Wybory 2020. Jedyne dni w roku bez polityki. "Cisza wyborcza i tak jest pozorna"
Źródło zdjęć: © PAP
Piotr Barejka

Dobę przed dniem głosowania zaczyna się cisza wyborcza, która trwa aż do zamknięcia lokali wyborczych. W tym czasie nie można prowadzić agitacji wyborczej, organizować zgromadzeń pochodów, manifestacji, wygłaszać przemówień i rozpowszechniać materiałów wyborczych. To często jedyny dzień w roku, gdy w mediach nie oglądamy kłócących się polityków.

Czy jednak wyborca może przez ten czas odpocząć od polityki?
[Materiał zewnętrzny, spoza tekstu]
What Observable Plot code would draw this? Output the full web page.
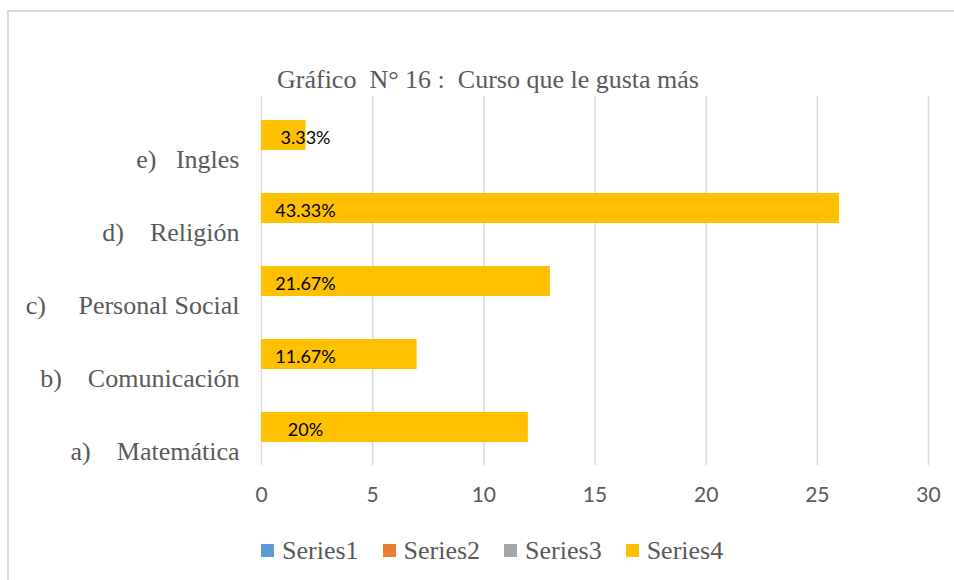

I rzeczywiście odczuć ciszę? - Wtedy raczej odpoczywają politycy i dziennikarze, pierwsi nie realizują kampanii wyborczej, a drudzy jej nie relacjonują. To nie znaczy, że tego dnia wyborcy nie dyskutują o polityce, nie widzą polityki w mediach społecznościowych, nie zastanawiają się na kogo zagłosować - zauważa psycholog doktor Milena Drzewiecka.

- Trzeba pamiętać, że dzisiaj cisza wyborcza nie ma takiego charakteru jak 20 czy 30 lat temu. To jest często pozorna cisza, jesteśmy przecież całą dobę w mediach społecznościowych, a tam treści polityczne nie giną. Założenia ciszy wyborczej, które mieli konstruktorzy tego prawa, nie są możliwe do zrealizowania dzisiaj - mówi psycholog.

Cisza wyborcza? Znaczenie ma dla jednej grupy

Zdaniem naukowców, cisza wyborcza ma wpływ na jedną grupę wyborców. Na tych niezdecydowanych. - Dla osób, które się nie interesują polityką, cisza wyborcza nie ma żadnego znaczenia. One i tak nie chcą szukać tych informacji. Ci, którzy bardzo się polityką interesują, i tak znajdą informacje, które ich interesują - mówi WP profesor Wojciech Cwalina. - Ale cisza ma sens, ponieważ jeżeli jest grupa wyborców, która waha się do ostatniej chwili, to praktycznie każda informacja może być tą decydującą, na kogo głosować - podkreśla.

Profesor zauważa, że gdyby ciszy wyborczej nie było, to sztaby czekałyby do ostatniej chwili z ujawnieniem najmocniejszych informacji. - Jeżeli do ostatniej chwili byłoby dwóch kandydatów, z minimalną różnicą w poparciu, wydarzenia z ostatniej chwili mogłyby coś zmienić - zauważa. Jednak zdaniem prof. Cwaliny nie tylko cisza ma znaczenie.

- Jest sporo badań, które pokazują, że znaczenie ma miejsce głosowania i to, co jest w pomieszczeniu - opowiada badacz. - Na przykład symbole narodowe, mogą to być symbole religijne, albo nawet portrety przywódców państwowych. Badania amerykańskie pokazują, że inaczej ludzie głosują, jeśli lokal jest w świątyni, a nie w urzędzie. Znacznie ma nawet to, jak wygląda karta do głosowania, bo w niektórych krajach są na nich zdjęcia kandydatów - zauważa.

Drakońskie kary za złamanie ciszy

Są kraje, również europejskie, w których cisza wyborcza nie obowiązuje. Nie ma jej na przykład w Niemczech, Austrii, Belgii, Holandii, Wielkiej Brytanii, Danii czy Portugalii. Polska to jeden z 15 krajów unijnych, w których cisza obowiązuje. W pozostałych 13 takie przepisy nie istnieją. Również w Stanach Zjednoczonych ciszy wyborczej nie ma, więc kampania toczy się tam aż do zamknięcia lokali.

Cisza wyborcza ma być czasem, w którym w spokoju można przemyśleć, na kogo oddać głos. Jej złamanie jest surowo karane. Mandaty mogą sięgać nawet 5 tysięcy złotych. Jeszcze wyższa kara, sięgająca nawet miliona złotych, grozi za publikację sondażu wyborczego. Cisza wyborcza trwa do zamknięcia lokali. Czyli do godziny 21, chyba że działanie któregoś z lokali zostanie wydłużone.